Apenas 10% da água consumida no planeta decorrem do uso doméstico, do seu banho, da sua descarga, da sua louça limpa, do seu feijão cozido, do seu copo d’água.

Pode ser mesmo que entremos numa guerra sangrenta pela água e nos matemos porque os poderosos assim nos ordenaram. Não sei como lutar contra esses gigantes filhos do capital, mas sei que a vida é curta demais pra que eu a desperdice me curvando a eles e carregando suas culpas. A nossa vida, não a dos outros, é a única coisa que possuímos. Temos o livre arbítrio sobre ela, mas iremos perdê-la cedo ou tarde e outras pessoas viverão no mundo que deixarmos. Estamos vivendo num mundo que tem priorizado, geração após geração, o conflito, a competição, e o consumo desenfreado. Se o sistema fosse outro, teríamos água à vontade, mas vemos as coisas do jeito que o sistema nos mostra e é não interesse dele nos mostrar seu rabo sujo.

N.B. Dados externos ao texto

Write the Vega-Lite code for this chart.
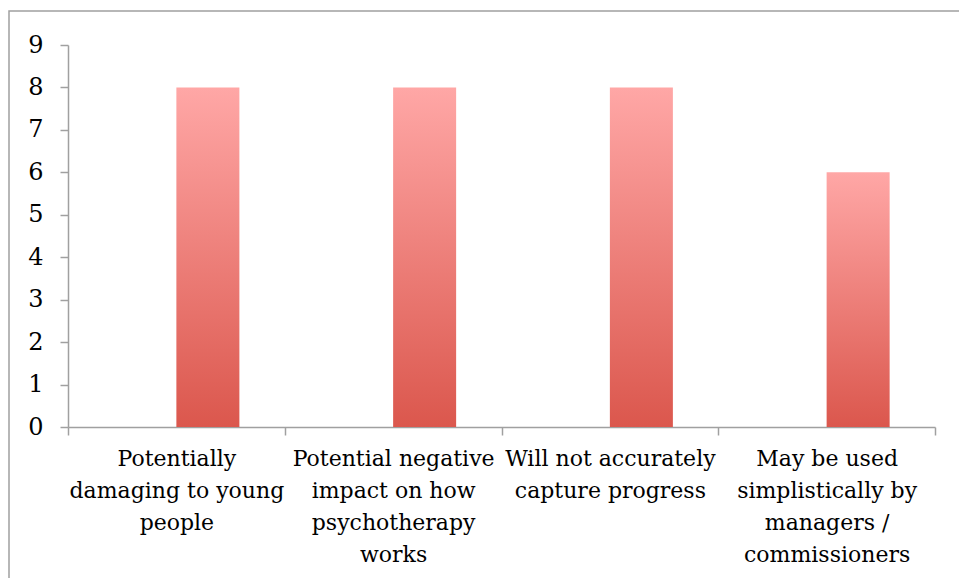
{
  "$schema": "https://vega.github.io/schema/vega-lite/v6.json",
  "autosize": {"type": "none"},
  "padding": {"left": 9, "top": 11, "right": 0, "bottom": 0},
  "width": 952,
  "height": 570,
  "background": "white",
  "config": {
    "view": {"stroke": "#a0a0a0", "strokeWidth": 1.5, "fill": "white"},
    "font": "DejaVu Serif"
  },
  "data": {
    "values": [
      {"category": "Potentially\ndamaging to young\npeople", "series": "count", "value": 8},
      {"category": "Potential negative\nimpact on how\npsychotherapy\nworks", "series": "count", "value": 8},
      {"category": "Will not accurately\ncapture progress", "series": "count", "value": 8},
      {"category": "May be used\nsimplistically by\nmanagers /\ncommissioners", "series": "count", "value": 6}
    ]
  },
  "mark": {
    "type": "bar",
    "color": {
      "gradient": "linear",
      "x1": 0, "y1": 0, "x2": 0, "y2": 1,
      "stops": [
        {"offset": 0, "color": "#ffa7a6"},
        {"offset": 1, "color": "#db574d"}
      ]
    }
  },
  "encoding": {
    "x": {
      "field": "category",
      "type": "nominal",
      "sort": null,
      "scale": {"range": [59, 926], "paddingInner": 0, "paddingOuter": 0},
      "axis": {
        "title": null,
        "orient": "bottom",
        "offset": -154,
        "labelAngle": 0,
        "labelExpr": "split(datum.label, '\\n')",
        "labelFontSize": 22,
        "labelLineHeight": 32,
        "labelColor": "black",
        "labelPadding": 13,
        "labelOverlap": false,
        "labelLimit": 0,
        "labelBound": false,
        "tickBand": "extent",
        "tickSize": 8,
        "tickColor": "#a0a0a0",
        "tickWidth": 1.5,
        "domainColor": "#a0a0a0",
        "domainWidth": 1.5,
        "grid": false
      }
    },
    "xOffset": {
      "field": "series",
      "type": "nominal",
      "scale": {"domain": ["none", "count"], "paddingInner": 0, "paddingOuter": 0.72}
    },
    "y": {
      "field": "value",
      "type": "quantitative",
      "scale": {"domain": [0, 9], "range": [416, 34], "nice": false},
      "axis": {
        "title": null,
        "offset": -59,
        "values": [0, 1, 2, 3, 4, 5, 6, 7, 8, 9],
        "labelFontSize": 24,
        "labelColor": "black",
        "labelPadding": 17,
        "tickSize": 8,
        "tickColor": "#a0a0a0",
        "tickWidth": 1.5,
        "domainColor": "#a0a0a0",
        "domainWidth": 1.5,
        "grid": false
      }
    }
  }
}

Não precisamos ter marcas de valores astronômicos, não precisamos tirar fotos de mesas fartas e depois jogar a comida fora, não precisamos nos odiar. Precisamos de água! Precisamos de comida, de ar, de natureza, de amar e de aprender. De modo que quando essa guerra chegar, não contem comigo. Estarei sentindo, sem culpa, o prazer de um banho demorado, nem que seja de cachoeira e lutando, pacificamente e de mãos dadas com quem acredita na vida, contra este sistema.